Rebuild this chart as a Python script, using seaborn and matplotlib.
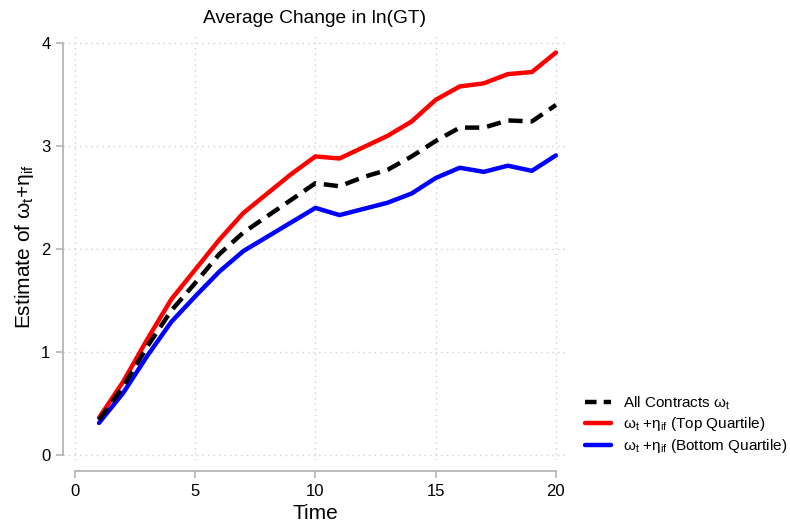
import numpy as np
import pandas as pd
import matplotlib
matplotlib.use('Agg')
import matplotlib.pyplot as plt
import seaborn as sns
from matplotlib.lines import Line2D

# Data
time = list(range(1, 21))
all_contracts = [0.34, 0.66, 1.05, 1.40, 1.67, 1.95, 2.16, 2.32, 2.48, 2.64,
                 2.61, 2.70, 2.77, 2.90, 3.05, 3.18, 3.18, 3.25, 3.24, 3.40]
top_quartile = [0.36, 0.71, 1.12, 1.51, 1.80, 2.09, 2.35, 2.54, 2.73, 2.90,
                2.88, 2.99, 3.10, 3.24, 3.45, 3.58, 3.61, 3.70, 3.72, 3.91]
bottom_quartile = [0.31, 0.60, 0.96, 1.29, 1.54, 1.78, 1.98, 2.12, 2.26, 2.40,
                   2.33, 2.39, 2.45, 2.54, 2.69, 2.79, 2.75, 2.81, 2.76, 2.91]

labels = [r'All Contracts $\omega_t$',
          r'$\omega_t$ +$\eta_{if}$ (Top Quartile)',
          r'$\omega_t$ +$\eta_{if}$ (Bottom Quartile)']

df = pd.DataFrame({
    'time': time * 3,
    'value': all_contracts + top_quartile + bottom_quartile,
    'series': ['all'] * 20 + ['top'] * 20 + ['bottom'] * 20,
})

sns.set_style('white')
plt.rcParams['font.family'] = ['Liberation Sans', 'DejaVu Sans']
plt.rcParams['mathtext.fontset'] = 'dejavusans'
plt.rcParams['mathtext.default'] = 'regular'
plt.rcParams['text.color'] = 'black'
plt.rcParams['axes.labelcolor'] = 'black'
plt.rcParams['xtick.color'] = 'black'
plt.rcParams['ytick.color'] = 'black'

fig = plt.figure(figsize=(7.9, 5.23), dpi=100)
ax = fig.add_axes([0.0797, 0.1205, 0.638, 0.8165])

grey = '#b4b4b4'
palette = {'all': 'black', 'top': '#ff0000', 'bottom': '#0000ff'}

sns.lineplot(data=df[df.series == 'top'], x='time', y='value', color=palette['top'],
             linewidth=3.2, ax=ax, zorder=3)
sns.lineplot(data=df[df.series == 'bottom'], x='time', y='value', color=palette['bottom'],
             linewidth=3.2, ax=ax, zorder=3)
sns.lineplot(data=df[df.series == 'all'], x='time', y='value', color=palette['all'],
             linewidth=3.2, ax=ax, zorder=4)
ax.lines[-1].set_dashes((3.2, 1.8))

ax.set_xlim(-0.5, 20.46)
ax.set_ylim(-0.05, 4.10)
ax.set_xticks([0, 5, 10, 15, 20])
ax.set_yticks([0, 1, 2, 3, 4])

ax.grid(True, color='#d0d0d0', linestyle=(0, (1, 3)), linewidth=1)
for s in ['top', 'right']:
    ax.spines[s].set_visible(False)
for s in ['left', 'bottom']:
    ax.spines[s].set_color(grey)
    ax.spines[s].set_linewidth(1.3)
ax.spines['left'].set_bounds(0, 4)
ax.spines['bottom'].set_bounds(0, 20)
ax.spines['bottom'].set_position(('outward', 8))

ax.tick_params(axis='both', direction='out', length=5, width=1.2, color=grey,
               labelsize=12, pad=4, left=True, bottom=True, labelcolor='black')

ax.set_title('Average Change in ln(GT)', fontsize=13.8, pad=7)
ax.set_xlabel('Time', fontsize=15)
ax.set_ylabel(r'Estimate of $\omega_t$+$\eta_{if}$', fontsize=15)

handles = [Line2D([0], [0], color='black', lw=3.2, dashes=(2.6, 1.6)),
           Line2D([0], [0], color='#ff0000', lw=3.2),
           Line2D([0], [0], color='#0000ff', lw=3.2)]
fig.legend(handles, labels, loc='upper left', bbox_to_anchor=(0.733, 0.258),
           frameon=False, fontsize=11, handlelength=1.7, labelspacing=0.25,
           handletextpad=0.8, borderaxespad=0)

fig.savefig('out.png', dpi=100)
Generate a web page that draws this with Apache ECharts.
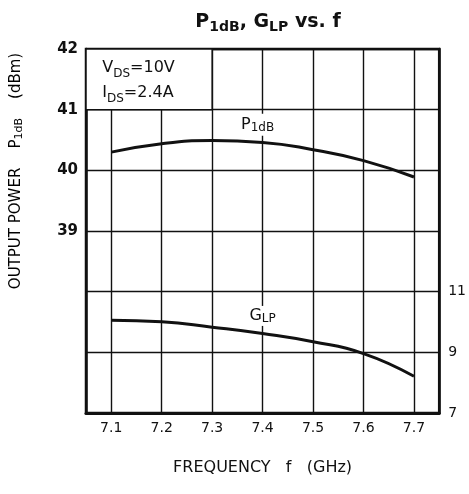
<!DOCTYPE html>
<html>
<head>
<meta charset="utf-8">
<script src="https://cdn.jsdelivr.net/npm/echarts@6/dist/echarts.min.js"></script>
<style>
  html, body { margin: 0; padding: 0; background: #fff; }
  #chart { width: 469px; height: 494px; }
</style>
</head>
<body>
<div id="chart"></div>
<script>
// values at each grid frequency
var freqs = [7.1, 7.2, 7.3, 7.4, 7.5, 7.6, 7.7]
var p1dB = [40.30, 40.44, 40.49, 40.46, 40.34, 40.16, 39.89]
var glp = [10.06, 10.01, 9.83, 9.62, 9.35, 8.96, 8.21]
var powerTicks = [39, 40, 41, 42]
var gainTicks = [7, 9, 11]

var font = 'DejaVu Sans, Verdana, sans-serif'
var black = '#111'

function pairs (ys) {
  return freqs.map(function (f, i) { return [f, ys[i]] })
}

var sub = { fontFamily: font, fontSize: 12, lineHeight: 12, verticalAlign: 'bottom', color: black }
var norm = { fontFamily: font, fontSize: 16, lineHeight: 18, verticalAlign: 'middle', color: black }

var chart = echarts.init(document.getElementById('chart'))

chart.setOption({
  animation: false,
  title: {
    text: '{b|P}{s|1dB}{b|, G}{s|LP}{b| vs. f}',
    left: 263,
    top: 5,
    textAlign: 'center',
    textStyle: {
      rich: {
        b: { fontFamily: font, fontSize: 19, fontWeight: 'bold', lineHeight: 24, verticalAlign: 'middle', color: black },
        s: { fontFamily: font, fontSize: 14, fontWeight: 'bold', lineHeight: 14, verticalAlign: 'bottom', color: black }
      }
    }
  },
  grid: {
    left: 86, right: 26, top: 49, bottom: 81,
    show: true, borderColor: black, borderWidth: 2.5
  },
  graphic: [{
    type: 'text',
    x: 16, y: 171,
    rotation: Math.PI / 2,
    style: {
      text: '{n|OUTPUT POWER    P}{s|1dB}{n|    (dBm)}',
      align: 'center',
      verticalAlign: 'middle',
      rich: {
        n: { fontFamily: font, fontSize: 15, lineHeight: 18, verticalAlign: 'middle', color: black },
        s: { fontFamily: font, fontSize: 11, lineHeight: 11, verticalAlign: 'bottom', color: black }
      }
    }
  }],
  xAxis: {
    type: 'value',
    min: 7.05,
    max: 7.75,
    name: 'FREQUENCY   f   (GHz)',
    nameLocation: 'middle',
    nameGap: 47,
    nameTextStyle: { fontFamily: font, fontSize: 16, color: black },
    axisLine: { show: true, lineStyle: { color: black, width: 3 } },
    axisTick: { show: false, customValues: freqs },
    axisLabel: {
      customValues: freqs,
      margin: 8,
      fontFamily: font, fontSize: 14, color: black,
      formatter: function (v) { return v.toFixed(1) }
    },
    splitLine: { show: true, lineStyle: { color: black, width: 1.4 } }
  },
  yAxis: [{
    type: 'value',
    min: 36, max: 42, interval: 1,
    axisLine: { show: true, lineStyle: { color: black, width: 2.5 } },
    axisTick: { show: false },
    axisLabel: {
      margin: 8,
      fontFamily: font, fontSize: 15, fontWeight: 'bold', color: black,
      formatter: function (v) { return powerTicks.indexOf(v) >= 0 ? String(v) : '' }
    },
    splitLine: { show: true, lineStyle: { color: black, width: 1.4 } }
  }, {
    type: 'value',
    position: 'right',
    min: 7, max: 19, interval: 2,
    axisLine: { show: true, lineStyle: { color: black, width: 2.5 } },
    axisTick: { show: false },
    axisLabel: {
      margin: 9,
      fontFamily: font, fontSize: 14, color: black,
      formatter: function (v) { return gainTicks.indexOf(v) >= 0 ? String(v) : '' }
    },
    splitLine: { show: false }
  }],
  series: [{
    name: 'P1dB',
    type: 'line',
    data: pairs(p1dB),
    smooth: 0.5,
    symbol: 'none',
    lineStyle: { color: black, width: 3 },
    markArea: {
      silent: true,
      itemStyle: { color: '#fff', borderColor: black, borderWidth: 1.5 },
      label: {
        show: true,
        position: [17, 7],
        formatter: '{n|V}{s|DS}{n|=10V}\n{n|I}{s|DS}{n|=2.4A}',
        rich: {
          n: { fontFamily: font, fontSize: 16, lineHeight: 25, verticalAlign: 'middle', color: black },
          s: { fontFamily: font, fontSize: 12, lineHeight: 17, verticalAlign: 'bottom', color: black }
        }
      },
      data: [[{ coord: [7.05, 42] }, { coord: [7.3, 41] }]]
    },
    markPoint: {
      silent: true,
      symbol: 'rect',
      symbolSize: 0,
      label: {
        show: true,
        position: 'inside',
        formatter: '{n|P}{s|1dB}',
        backgroundColor: '#fff',
        padding: [2, 3],
        rich: { n: norm, s: sub }
      },
      data: [{ coord: [7.39, 40.75] }]
    }
  }, {
    name: 'GLP',
    type: 'line',
    yAxisIndex: 1,
    data: pairs(glp),
    smooth: 0.5,
    symbol: 'none',
    lineStyle: { color: black, width: 3 },
    markPoint: {
      silent: true,
      symbol: 'rect',
      symbolSize: 0,
      label: {
        show: true,
        position: 'inside',
        formatter: '{n|G}{s|LP}',
        backgroundColor: '#fff',
        padding: [1, 2],
        rich: { n: norm, s: sub }
      },
      data: [{ coord: [7.4, 10.2] }]
    }
  }]
})
</script>
</body>
</html>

Instruction:
Write out each line of the listing above, exactly, from its first line to the line holding "from matplotlib.lines import Line2D", inclusive. Skip the pictures.

Output of the exercise:
Rebuild this chart as a Python script, using seaborn and matplotlib.
import numpy as np
import pandas as pd
import matplotlib
matplotlib.use('Agg')
import matplotlib.pyplot as plt
import seaborn as sns
from matplotlib.lines import Line2D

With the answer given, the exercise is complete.